I was quite mortified at this response considering that the instructors had spent 8 weeks preparing for the courses. We tried the evening sessions for two weeks with not much improvement in the numbers. We decided to move the courses back to the morning so that all the children could still benefit from the instruction.

Lessons learned:

  • If you didn’t have the foresight to prevent a problem, don’t let pride or “consistency” slow you down. Focus on your end goals and don’t be afraid to change tactics.
  • Give your team members the complete picture. If you are trying out something new and don’t know how it’s going to turn out …. Say so…. Your team will feel more connected and in step with the organization’s goals and if things don’t work out, at least all of you are trying to solve the problem together.
  • Focus on the positive!
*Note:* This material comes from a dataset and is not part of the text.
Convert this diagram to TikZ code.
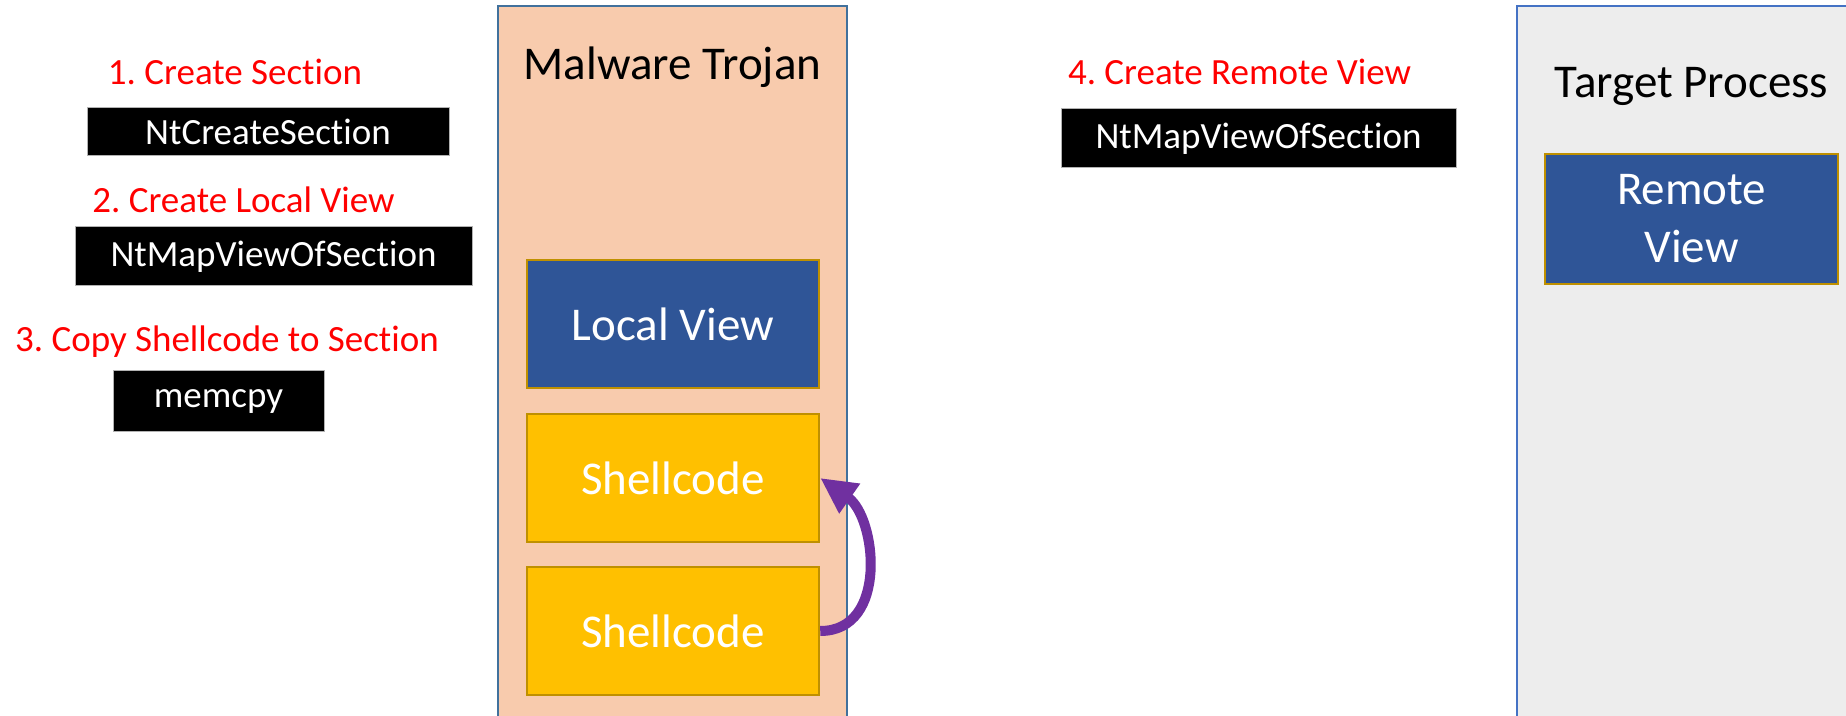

Four out of the six Family Science courses continued in the evenings.

Here is some feedback from administrators, children and parents at these schools.

These lessons sometimes take a couple/three weeks to catch on with the families – they have never really done many activities like this, so you are serving many great purposes: educating our families about science and perhaps greater than that, teaching families how to participate in these kinds of activities. Great work! Pat Falzone, Trinity Street School

I know our parents and children have benefited immensely–they have never had an experience like this. Education at its finest. –Kathleen Doherty, St. Agnes

What did you like most?
That I did it with my family and learned how to make it a ball.5th grade student, Science of Sporting Equipment Course

The class seems very interesting just as much for the parents as it is for the students. Those in charge of instructing the class are very friendly and explain the projects very well. They seem very good for the school because they help students do new and different things that perhaps like parents or in they same school they don’t do it. Thank you for showing new things to our kids. Thank you to everyone who teach the sessions. Idalia Contreras , Mother of 5th grade student, Structural Color Course

Change the world!

We made exciting progress on the following fronts:

  • Identified a model that would extend learning beyond the course i.e. Family Science Courses.
  • Conducted a 40 hour course with 60 high school students in which they designed and built a city that ran on wind, water, solar (and human) power.

  • Developed a partnership with the Aerospace & Mechanical Engineering Department, USC through which undergraduate students earned 3 credits for teaching these courses. We started off the “Engineers as Teachers” course with 6 students in the fall. They conducted 8-18 hour courses on Aeronautics, Physics of Sailing, Renewable Energy and Rockets!

  • We conducted three Family Science Courses (in addition to 40 courses for children) in 2007. Two were in the morning (at Johnnie Cochran Middle School and Audubon Middle School) and one in the evening (Shenandoah St Elementary). We got about 4-8 parents for the morning courses and about 32 families (~ 80 participants) in the evening course.